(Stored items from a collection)
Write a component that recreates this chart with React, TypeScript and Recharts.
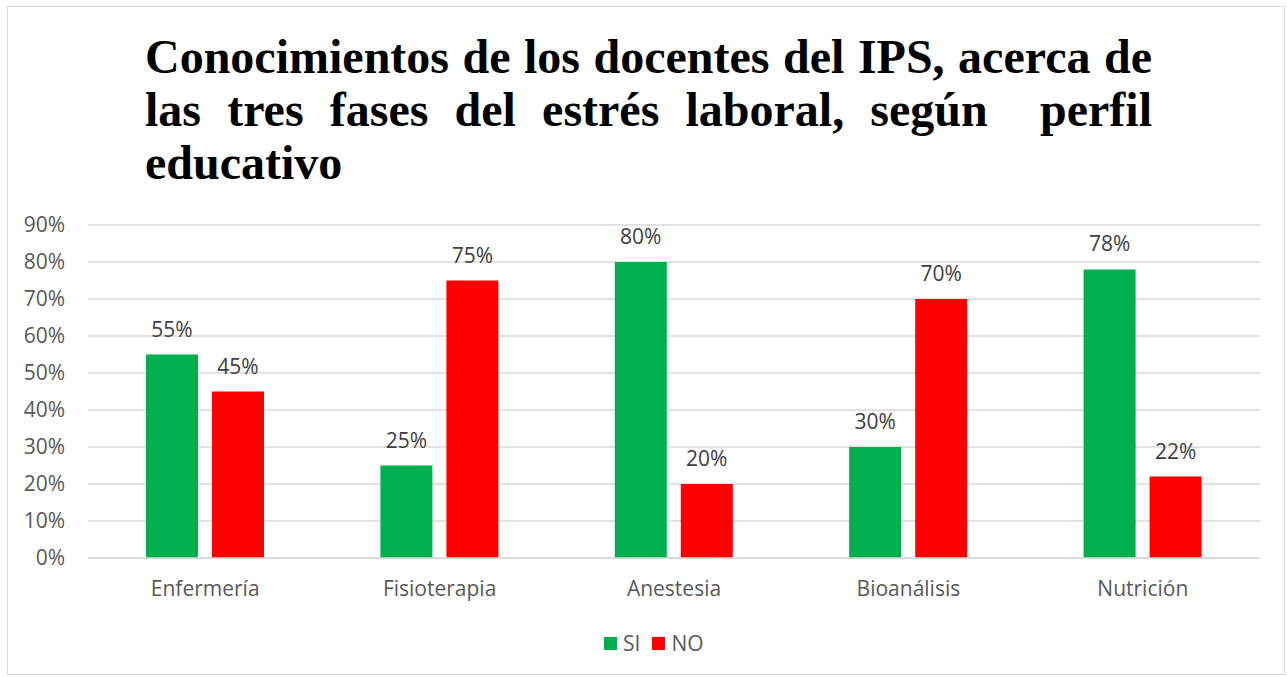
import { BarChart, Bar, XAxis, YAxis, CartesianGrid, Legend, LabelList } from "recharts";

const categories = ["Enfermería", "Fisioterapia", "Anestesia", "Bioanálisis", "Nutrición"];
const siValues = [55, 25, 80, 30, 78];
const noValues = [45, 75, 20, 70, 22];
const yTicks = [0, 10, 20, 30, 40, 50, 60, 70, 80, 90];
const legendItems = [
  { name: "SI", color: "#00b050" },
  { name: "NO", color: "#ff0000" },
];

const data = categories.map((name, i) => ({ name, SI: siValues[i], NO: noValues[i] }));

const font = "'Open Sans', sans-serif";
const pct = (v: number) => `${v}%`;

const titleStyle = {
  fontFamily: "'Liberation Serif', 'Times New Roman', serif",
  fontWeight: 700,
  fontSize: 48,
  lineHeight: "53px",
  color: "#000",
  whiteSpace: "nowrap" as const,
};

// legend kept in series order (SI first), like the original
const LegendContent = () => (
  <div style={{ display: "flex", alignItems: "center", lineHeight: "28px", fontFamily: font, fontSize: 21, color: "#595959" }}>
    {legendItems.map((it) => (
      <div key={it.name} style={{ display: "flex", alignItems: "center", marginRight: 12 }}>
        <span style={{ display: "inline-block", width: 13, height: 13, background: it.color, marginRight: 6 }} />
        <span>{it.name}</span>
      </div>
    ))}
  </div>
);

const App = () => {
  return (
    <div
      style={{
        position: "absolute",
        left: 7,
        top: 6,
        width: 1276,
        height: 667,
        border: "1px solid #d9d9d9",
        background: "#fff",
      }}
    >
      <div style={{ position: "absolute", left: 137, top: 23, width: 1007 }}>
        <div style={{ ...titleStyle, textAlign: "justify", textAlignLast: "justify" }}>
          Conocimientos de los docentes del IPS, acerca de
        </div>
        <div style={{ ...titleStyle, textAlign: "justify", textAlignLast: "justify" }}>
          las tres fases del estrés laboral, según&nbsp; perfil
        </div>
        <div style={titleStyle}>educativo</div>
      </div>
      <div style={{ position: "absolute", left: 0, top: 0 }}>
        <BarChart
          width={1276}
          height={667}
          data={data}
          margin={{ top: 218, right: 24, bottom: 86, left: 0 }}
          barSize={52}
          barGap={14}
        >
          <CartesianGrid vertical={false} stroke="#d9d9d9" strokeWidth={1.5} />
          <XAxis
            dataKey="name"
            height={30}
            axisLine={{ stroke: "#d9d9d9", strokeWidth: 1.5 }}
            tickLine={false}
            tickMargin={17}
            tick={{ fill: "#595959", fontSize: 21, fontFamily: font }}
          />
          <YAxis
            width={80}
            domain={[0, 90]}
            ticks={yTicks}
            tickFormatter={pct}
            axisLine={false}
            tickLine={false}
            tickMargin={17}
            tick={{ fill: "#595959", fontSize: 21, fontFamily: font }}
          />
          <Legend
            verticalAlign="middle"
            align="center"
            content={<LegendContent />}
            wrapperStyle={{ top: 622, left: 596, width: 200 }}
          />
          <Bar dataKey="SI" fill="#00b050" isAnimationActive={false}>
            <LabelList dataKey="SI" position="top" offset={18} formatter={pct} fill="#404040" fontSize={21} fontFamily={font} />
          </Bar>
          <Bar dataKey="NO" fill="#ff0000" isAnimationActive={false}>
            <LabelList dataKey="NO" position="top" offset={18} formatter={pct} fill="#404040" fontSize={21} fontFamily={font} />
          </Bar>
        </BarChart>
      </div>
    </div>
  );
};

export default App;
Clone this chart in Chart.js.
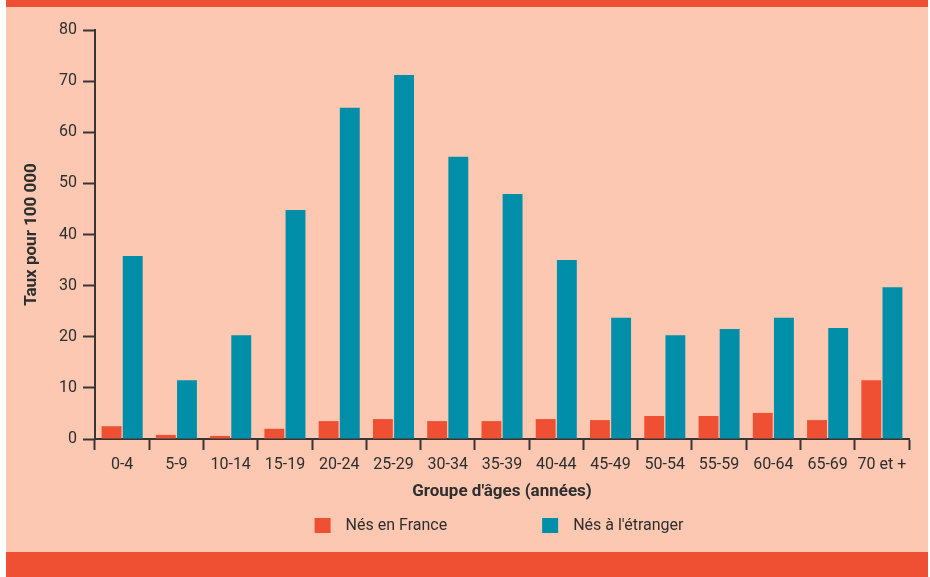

Written exercise ::
Please set down each line of the data above exactly as written, without the pictures.

Response to this task ::
Write a component that recreates this chart with React, TypeScript and Recharts.
import { BarChart, Bar, XAxis, YAxis, CartesianGrid, Legend, LabelList } from "recharts";

const categories = ["Enfermería", "Fisioterapia", "Anestesia", "Bioanálisis", "Nutrición"];
const siValues = [55, 25, 80, 30, 78];
const noValues = [45, 75, 20, 70, 22];
const yTicks = [0, 10, 20, 30, 40, 50, 60, 70, 80, 90];
const legendItems = [
  { name: "SI", color: "#00b050" },
  { name: "NO", color: "#ff0000" },
];

const data = categories.map((name, i) => ({ name, SI: siValues[i], NO: noValues[i] }));

const font = "'Open Sans', sans-serif";
const pct = (v: number) => `${v}%`;

const titleStyle = {
  fontFamily: "'Liberation Serif', 'Times New Roman', serif",
  fontWeight: 700,
  fontSize: 48,
  lineHeight: "53px",
  color: "#000",
  whiteSpace: "nowrap" as const,
};

// legend kept in series order (SI first), like the original
const LegendContent = () => (
  <div style={{ display: "flex", alignItems: "center", lineHeight: "28px", fontFamily: font, fontSize: 21, color: "#595959" }}>
    {legendItems.map((it) => (
      <div key={it.name} style={{ display: "flex", alignItems: "center", marginRight: 12 }}>
        <span style={{ display: "inline-block", width: 13, height: 13, background: it.color, marginRight: 6 }} />
        <span>{it.name}</span>
      </div>
    ))}
  </div>
);

const App = () => {
  return (
    <div
      style={{
        position: "absolute",
        left: 7,
        top: 6,
        width: 1276,
        height: 667,
        border: "1px solid #d9d9d9",
        background: "#fff",
      }}
    >
      <div style={{ position: "absolute", left: 137, top: 23, width: 1007 }}>
        <div style={{ ...titleStyle, textAlign: "justify", textAlignLast: "justify" }}>
          Conocimientos de los docentes del IPS, acerca de
        </div>
        <div style={{ ...titleStyle, textAlign: "justify", textAlignLast: "justify" }}>
          las tres fases del estrés laboral, según&nbsp; perfil
        </div>
        <div style={titleStyle}>educativo</div>
      </div>
      <div style={{ position: "absolute", left: 0, top: 0 }}>
        <BarChart
          width={1276}
          height={667}
          data={data}
          margin={{ top: 218, right: 24, bottom: 86, left: 0 }}
          barSize={52}
          barGap={14}
        >
          <CartesianGrid vertical={false} stroke="#d9d9d9" strokeWidth={1.5} />
          <XAxis
            dataKey="name"
            height={30}
            axisLine={{ stroke: "#d9d9d9", strokeWidth: 1.5 }}
            tickLine={false}
            tickMargin={17}
            tick={{ fill: "#595959", fontSize: 21, fontFamily: font }}
          />
          <YAxis
            width={80}
            domain={[0, 90]}
            ticks={yTicks}
            tickFormatter={pct}
            axisLine={false}
            tickLine={false}
            tickMargin={17}
            tick={{ fill: "#595959", fontSize: 21, fontFamily: font }}
          />
          <Legend
            verticalAlign="middle"
            align="center"
            content={<LegendContent />}
            wrapperStyle={{ top: 622, left: 596, width: 200 }}
          />
          <Bar dataKey="SI" fill="#00b050" isAnimationActive={false}>
            <LabelList dataKey="SI" position="top" offset={18} formatter={pct} fill="#404040" fontSize={21} fontFamily={font} />
          </Bar>
          <Bar dataKey="NO" fill="#ff0000" isAnimationActive={false}>
            <LabelList dataKey="NO" position="top" offset={18} formatter={pct} fill="#404040" fontSize={21} fontFamily={font} />
          </Bar>
        </BarChart>
      </div>
    </div>
  );
};

export default App;
Clone this chart in Chart.js.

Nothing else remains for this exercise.